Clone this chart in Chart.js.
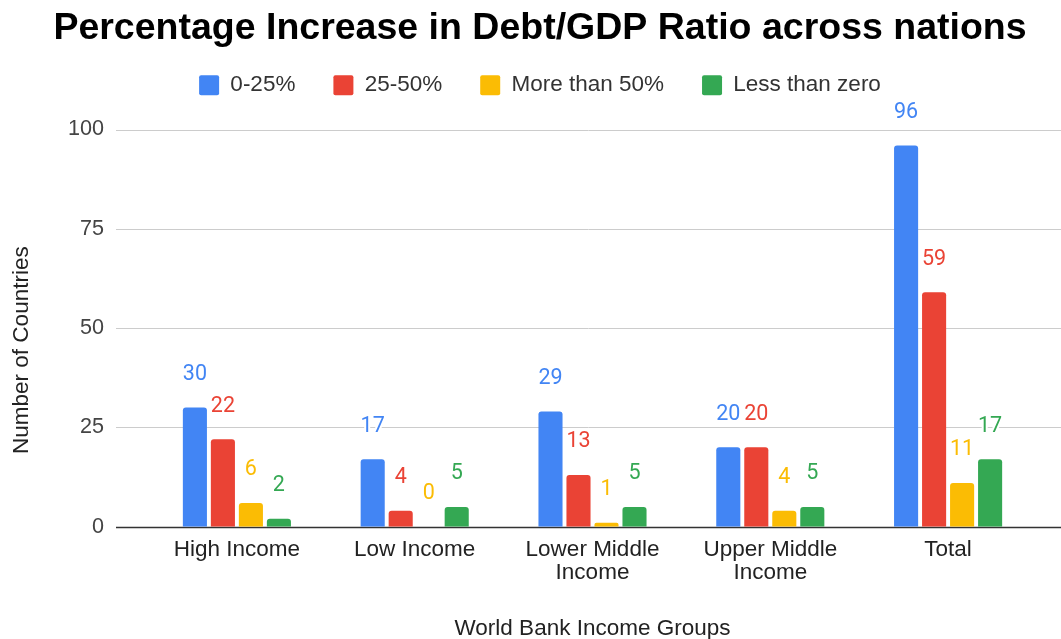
<!DOCTYPE html>
<html>
<head>
<meta charset="utf-8">
<script src="https://cdn.jsdelivr.net/npm/chart.js@4/dist/chart.umd.min.js"></script>
<style>
  html, body { margin: 0; padding: 0; background: #fff; }
  #wrap { width: 1061px; height: 639px; }
</style>
</head>
<body>
<div id="wrap"><canvas id="bars"></canvas></div>
<script>
const groups = ['High Income', 'Low Income', ['Lower Middle', 'Income'], ['Upper Middle', 'Income'], 'Total'];
const seriesNames = ['0-25%', '25-50%', 'More than 50%', 'Less than zero'];
const low = [30, 17, 29, 20, 96];
const mid = [22, 4, 13, 20, 59];
const high = [6, 0, 1, 4, 11];
const negative = [2, 5, 5, 5, 17];
const yTicks = [0, 25, 50, 75, 100];
const yTitle = 'Number of Countries';
const colors = ['#4285f4', '#ea4335', '#fbbc04', '#34a853'];

// horizontal grid drawn wider than the plot area, dark line at zero
const wideGrid = {
    id: 'wideGrid',
    beforeDatasetsDraw(chart) {
        const { ctx, chartArea, scales } = chart;
        const y = scales.y;
        ctx.save();
        yTicks.forEach(v => {
            const py = Math.round(y.getPixelForValue(v)) + 0.5;
            ctx.strokeStyle = v === 0 ? '#333333' : '#cccccc';
            ctx.lineWidth = v === 0 ? 1.5 : 1;
            ctx.beginPath();
            ctx.moveTo(chartArea.left - 32, py);
            ctx.lineTo(chart.width, py);
            ctx.stroke();
        });
        ctx.restore();
    }
};

// value labels above each bar
const barLabels = {
    id: 'barLabels',
    afterDatasetsDraw(chart) {
        const ctx = chart.ctx;
        ctx.save();
        ctx.font = '21.5px Roboto';
        ctx.textAlign = 'center';
        ctx.textBaseline = 'middle';
        ctx.lineJoin = 'round';
        chart.data.datasets.forEach((ds, i) => {
            chart.getDatasetMeta(i).data.forEach((bar, j) => {
                const txt = String(ds.data[j]);
                const py = bar.y - 33;
                ctx.strokeStyle = '#fff';
                ctx.lineWidth = 4;
                ctx.strokeText(txt, bar.x, py);
                ctx.fillStyle = colors[i];
                ctx.fillText(txt, bar.x, py);
            });
        });
        ctx.restore();
    }
};

// vertical axis title, centred a little below the middle of the plot
const sideTitle = {
    id: 'sideTitle',
    afterDraw(chart) {
        const { ctx, chartArea } = chart;
        ctx.save();
        ctx.translate(22, (chartArea.top + chartArea.bottom) / 2 + 22);
        ctx.rotate(-Math.PI / 2);
        ctx.font = '22.5px "Liberation Sans"';
        ctx.fillStyle = '#222';
        ctx.textAlign = 'center';
        ctx.textBaseline = 'middle';
        ctx.fillText(yTitle, 0, 0);
        ctx.restore();
    }
};

// extra room under the legend
const legendGap = {
    id: 'legendGap',
    beforeInit(chart) {
        const fit = chart.legend.fit;
        chart.legend.fit = function () {
            fit.call(this);
            this.height += 23;
        };
    }
};

const values = [low, mid, high, negative];
const ctx = document.getElementById('bars').getContext('2d');
const chart = new Chart(ctx, {
    type: 'bar',
    data: {
        labels: groups,
        datasets: values.map((d, i) => ({
            label: seriesNames[i],
            data: d,
            backgroundColor: colors[i],
            borderRadius: { topLeft: 3, topRight: 3 },
            borderSkipped: 'bottom',
            categoryPercentage: 0.63,
            barPercentage: 0.86
        }))
    },
    options: {
        responsive: true,
        maintainAspectRatio: false,
        animation: false,
        layout: { padding: { top: 0, right: 24, left: 43, bottom: 0 } },
        plugins: {
            title: {
                display: true,
                text: 'Percentage Increase in Debt/GDP Ratio across nations',
                color: '#000',
                font: { family: 'Liberation Sans', size: 37.5, weight: 'bold' },
                padding: { top: 6, bottom: -15 }
            },
            legend: {
                position: 'top',
                labels: {
                    color: '#333',
                    font: { family: 'Liberation Sans', size: 22.5 },
                    boxWidth: 20,
                    boxHeight: 20,
                    padding: 38,
                    useBorderRadius: true,
                    borderRadius: 2
                }
            },
            tooltip: { enabled: false }
        },
        scales: {
            x: {
                grid: { display: false },
                border: { display: false },
                ticks: {
                    color: '#222',
                    font: { family: 'Liberation Sans', size: 22.5, lineHeight: 1.05 },
                    padding: 3,
                    maxRotation: 0
                },
                title: {
                    display: true,
                    text: 'World Bank Income Groups',
                    color: '#222',
                    font: { family: 'Liberation Sans', size: 22.5 },
                    padding: { top: 27, bottom: -3 }
                }
            },
            y: {
                min: 0,
                max: 100,
                afterBuildTicks(scale) {
                    scale.ticks = yTicks.map(v => ({ value: v }));
                },
                afterFit(scale) { scale.width = 105; },
                grid: { display: false },
                border: { display: false },
                ticks: {
                    color: '#444',
                    font: { family: 'Liberation Sans', size: 21.6 },
                    padding: 36
                },
                title: { display: false }
            }
        }
    },
    plugins: [wideGrid, barLabels, sideTitle, legendGap]
});
</script>
</body>
</html>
======
- _Exercise prompt_:
Return each line with "this".

- _Solution to the exercise_:
Clone this chart in Chart.js.
            fit.call(this);
            this.height += 23;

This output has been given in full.